EXERCISE MATERIALS:
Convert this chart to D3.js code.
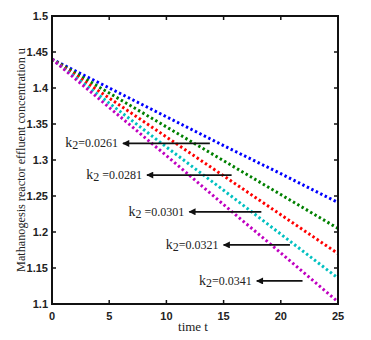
<!DOCTYPE html>
<html><head><meta charset="utf-8">
<script src="https://cdn.jsdelivr.net/npm/d3@7"></script>
<style>body{margin:0;background:#fff}svg{display:block}</style>
</head><body>
<svg id="c" width="371" height="340"></svg>
<script>
const times = [0, 5, 10, 15, 20, 25];
const seriesK2 = ["0.0261", "0.0281", "0.0301", "0.0321", "0.0341"];
const uK0261 = [1.440, 1.400, 1.360, 1.320, 1.281, 1.241];
const uK0281 = [1.440, 1.393, 1.346, 1.299, 1.252, 1.205];
const uK0301 = [1.440, 1.386, 1.332, 1.278, 1.224, 1.170];
const uK0321 = [1.440, 1.379, 1.318, 1.258, 1.197, 1.136];
const uK0341 = [1.440, 1.373, 1.306, 1.238, 1.171, 1.103];
const colors = ["#0000ff", "#008000", "#ff0000", "#00c0c0", "#c000c0"];
const xTicks = [0, 5, 10, 15, 20, 25];
const yTicks = [1.1, 1.15, 1.2, 1.25, 1.3, 1.35, 1.4, 1.45, 1.5];
// annotation: arrow tail time, arrow tip time, u level
const annTail = [13.8, 15.7, 18.3, 20.8, 21.9];
const annTip = [6.2, 8.3, 12.0, 15.0, 17.9];
const annU = [1.323, 1.279, 1.228, 1.182, 1.132];
const ySpaced = [false, true, true, false, false];

const svg = d3.select("#c");
const L = 52, R = 338, T = 16, B = 304;
const x = d3.scaleLinear().domain([0, 25]).range([L, R]);
const y = d3.scaleLinear().domain([1.1, 1.5]).range([B, T]);

const data = [uK0261, uK0281, uK0301, uK0321, uK0341];
const line = d3.line().x((d, i) => x(times[i])).y(d => y(d));

data.forEach((s, k) => {
  svg.append("path").attr("d", line(s)).attr("fill", "none")
    .attr("stroke", colors[k]).attr("stroke-width", 3)
    .attr("stroke-dasharray", "2.4 2.6").attr("stroke-linecap", "butt");
});

const ax = svg.append("g").attr("font-family", "Arial, Liberation Sans, sans-serif")
  .attr("font-weight", "bold").attr("font-size", 11);
svg.append("rect").attr("x", L).attr("y", T).attr("width", R - L).attr("height", B - T)
  .attr("fill", "none").attr("stroke", "#111").attr("stroke-width", 2);
xTicks.forEach(t => {
  svg.append("line").attr("x1", x(t)).attr("x2", x(t)).attr("y1", B).attr("y2", B - 4).attr("stroke", "#111").attr("stroke-width", 1.5);
  svg.append("line").attr("x1", x(t)).attr("x2", x(t)).attr("y1", T).attr("y2", T + 4).attr("stroke", "#111").attr("stroke-width", 1.5);
  ax.append("text").attr("x", x(t)).attr("y", B + 16).attr("text-anchor", "middle")
    .attr("fill", "#222").text(t);
});
yTicks.forEach(v => {
  svg.append("line").attr("x1", L).attr("x2", L + 4).attr("y1", y(v)).attr("y2", y(v)).attr("stroke", "#111").attr("stroke-width", 1.5);
  svg.append("line").attr("x1", R).attr("x2", R - 4).attr("y1", y(v)).attr("y2", y(v)).attr("stroke", "#111").attr("stroke-width", 1.5);
  ax.append("text").attr("x", L - 4).attr("y", y(v) + 4).attr("text-anchor", "end")
    .attr("fill", "#222").text(+v.toFixed(2));
});

svg.append("text").attr("x", 193).attr("y", 331).attr("text-anchor", "middle")
  .attr("font-family", "Liberation Serif, Times New Roman, serif").attr("font-size", 13)
  .attr("fill", "#222").text("time t");
svg.append("text").attr("transform", "translate(25,160) rotate(-90)").attr("text-anchor", "middle")
  .attr("font-family", "Liberation Serif, Times New Roman, serif").attr("font-size", 12.2)
  .attr("fill", "#222").text("Mathanogesis reactor effluent concentration u");

svg.append("defs").append("marker").attr("id", "ah").attr("viewBox", "0 0 10 10")
  .attr("refX", 9).attr("refY", 5).attr("markerWidth", 9).attr("markerHeight", 7)
  .attr("markerUnits", "userSpaceOnUse").attr("orient", "auto")
  .append("path").attr("d", "M0,0 L10,5 L0,10 Z").attr("fill", "#111");

seriesK2.forEach((k, i) => {
  const yy = y(annU[i]);
  svg.append("line").attr("x1", x(annTail[i])).attr("x2", x(annTip[i]))
    .attr("y1", yy).attr("y2", yy).attr("stroke", "#111").attr("stroke-width", 1.8)
    .attr("marker-end", "url(#ah)");
  const t = svg.append("text").attr("x", x(annTip[i]) - 5).attr("y", yy + 4)
    .attr("text-anchor", "end").attr("font-family", "Liberation Serif, Times New Roman, serif")
    .attr("font-size", 12).attr("fill", "#222");
  t.append("tspan").attr("font-size", 14).text("k");
  t.append("tspan").attr("dy", 2).text("2");
  t.append("tspan").attr("dy", -2).text((ySpaced[i] ? " " : "") + "=" + k);
});
</script>
</body></html>
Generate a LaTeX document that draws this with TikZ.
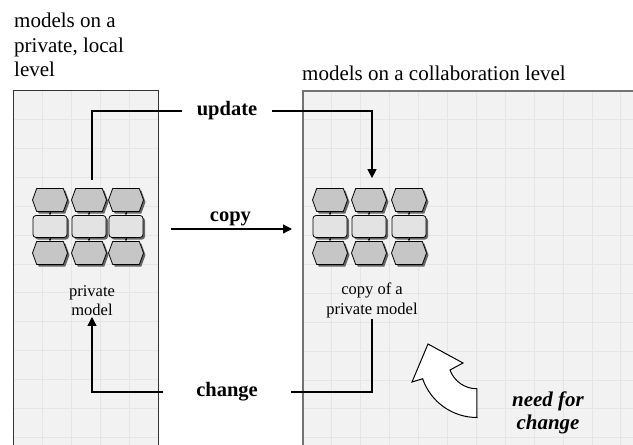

EXERCISE INSTRUCTIONS: Copy out the entries verbatim and leave the images out.

OUTPUT OF THE EXERCISE:
Convert this chart to D3.js code.
<!DOCTYPE html>
<html><head><meta charset="utf-8">
<script src="https://cdn.jsdelivr.net/npm/d3@7"></script>
<style>body{margin:0;background:#fff}svg{display:block}</style>
</head><body>
<svg id="c" width="371" height="340"></svg>
<script>
const times = [0, 5, 10, 15, 20, 25];
const seriesK2 = ["0.0261", "0.0281", "0.0301", "0.0321", "0.0341"];
const uK0261 = [1.440, 1.400, 1.360, 1.320, 1.281, 1.241];
const uK0281 = [1.440, 1.393, 1.346, 1.299, 1.252, 1.205];
const uK0301 = [1.440, 1.386, 1.332, 1.278, 1.224, 1.170];
const uK0321 = [1.440, 1.379, 1.318, 1.258, 1.197, 1.136];
const uK0341 = [1.440, 1.373, 1.306, 1.238, 1.171, 1.103];
const colors = ["#0000ff", "#008000", "#ff0000", "#00c0c0", "#c000c0"];
const xTicks = [0, 5, 10, 15, 20, 25];
const yTicks = [1.1, 1.15, 1.2, 1.25, 1.3, 1.35, 1.4, 1.45, 1.5];
// annotation: arrow tail time, arrow tip time, u level
const annTail = [13.8, 15.7, 18.3, 20.8, 21.9];
const annTip = [6.2, 8.3, 12.0, 15.0, 17.9];
const annU = [1.323, 1.279, 1.228, 1.182, 1.132];
const ySpaced = [false, true, true, false, false];

const svg = d3.select("#c");
const L = 52, R = 338, T = 16, B = 304;
const x = d3.scaleLinear().domain([0, 25]).range([L, R]);
const y = d3.scaleLinear().domain([1.1, 1.5]).range([B, T]);

const data = [uK0261, uK0281, uK0301, uK0321, uK0341];
const line = d3.line().x((d, i) => x(times[i])).y(d => y(d));

data.forEach((s, k) => {
  svg.append("path").attr("d", line(s)).attr("fill", "none")
    .attr("stroke", colors[k]).attr("stroke-width", 3)
    .attr("stroke-dasharray", "2.4 2.6").attr("stroke-linecap", "butt");
});

const ax = svg.append("g").attr("font-family", "Arial, Liberation Sans, sans-serif")
  .attr("font-weight", "bold").attr("font-size", 11);
svg.append("rect").attr("x", L).attr("y", T).attr("width", R - L).attr("height", B - T)
  .attr("fill", "none").attr("stroke", "#111").attr("stroke-width", 2);
xTicks.forEach(t => {
  svg.append("line").attr("x1", x(t)).attr("x2", x(t)).attr("y1", B).attr("y2", B - 4).attr("stroke", "#111").attr("stroke-width", 1.5);
  svg.append("line").attr("x1", x(t)).attr("x2", x(t)).attr("y1", T).attr("y2", T + 4).attr("stroke", "#111").attr("stroke-width", 1.5);
  ax.append("text").attr("x", x(t)).attr("y", B + 16).attr("text-anchor", "middle")
    .attr("fill", "#222").text(t);
});
yTicks.forEach(v => {
  svg.append("line").attr("x1", L).attr("x2", L + 4).attr("y1", y(v)).attr("y2", y(v)).attr("stroke", "#111").attr("stroke-width", 1.5);
  svg.append("line").attr("x1", R).attr("x2", R - 4).attr("y1", y(v)).attr("y2", y(v)).attr("stroke", "#111").attr("stroke-width", 1.5);
  ax.append("text").attr("x", L - 4).attr("y", y(v) + 4).attr("text-anchor", "end")
    .attr("fill", "#222").text(+v.toFixed(2));
});

svg.append("text").attr("x", 193).attr("y", 331).attr("text-anchor", "middle")
  .attr("font-family", "Liberation Serif, Times New Roman, serif").attr("font-size", 13)
  .attr("fill", "#222").text("time t");
svg.append("text").attr("transform", "translate(25,160) rotate(-90)").attr("text-anchor", "middle")
  .attr("font-family", "Liberation Serif, Times New Roman, serif").attr("font-size", 12.2)
  .attr("fill", "#222").text("Mathanogesis reactor effluent concentration u");

svg.append("defs").append("marker").attr("id", "ah").attr("viewBox", "0 0 10 10")
  .attr("refX", 9).attr("refY", 5).attr("markerWidth", 9).attr("markerHeight", 7)
  .attr("markerUnits", "userSpaceOnUse").attr("orient", "auto")
  .append("path").attr("d", "M0,0 L10,5 L0,10 Z").attr("fill", "#111");

seriesK2.forEach((k, i) => {
  const yy = y(annU[i]);
  svg.append("line").attr("x1", x(annTail[i])).attr("x2", x(annTip[i]))
    .attr("y1", yy).attr("y2", yy).attr("stroke", "#111").attr("stroke-width", 1.8)
    .attr("marker-end", "url(#ah)");
  const t = svg.append("text").attr("x", x(annTip[i]) - 5).attr("y", yy + 4)
    .attr("text-anchor", "end").attr("font-family", "Liberation Serif, Times New Roman, serif")
    .attr("font-size", 12).attr("fill", "#222");
  t.append("tspan").attr("font-size", 14).text("k");
  t.append("tspan").attr("dy", 2).text("2");
  t.append("tspan").attr("dy", -2).text((ySpaced[i] ? " " : "") + "=" + k);
});
</script>
</body></html>
Generate a LaTeX document that draws this with TikZ.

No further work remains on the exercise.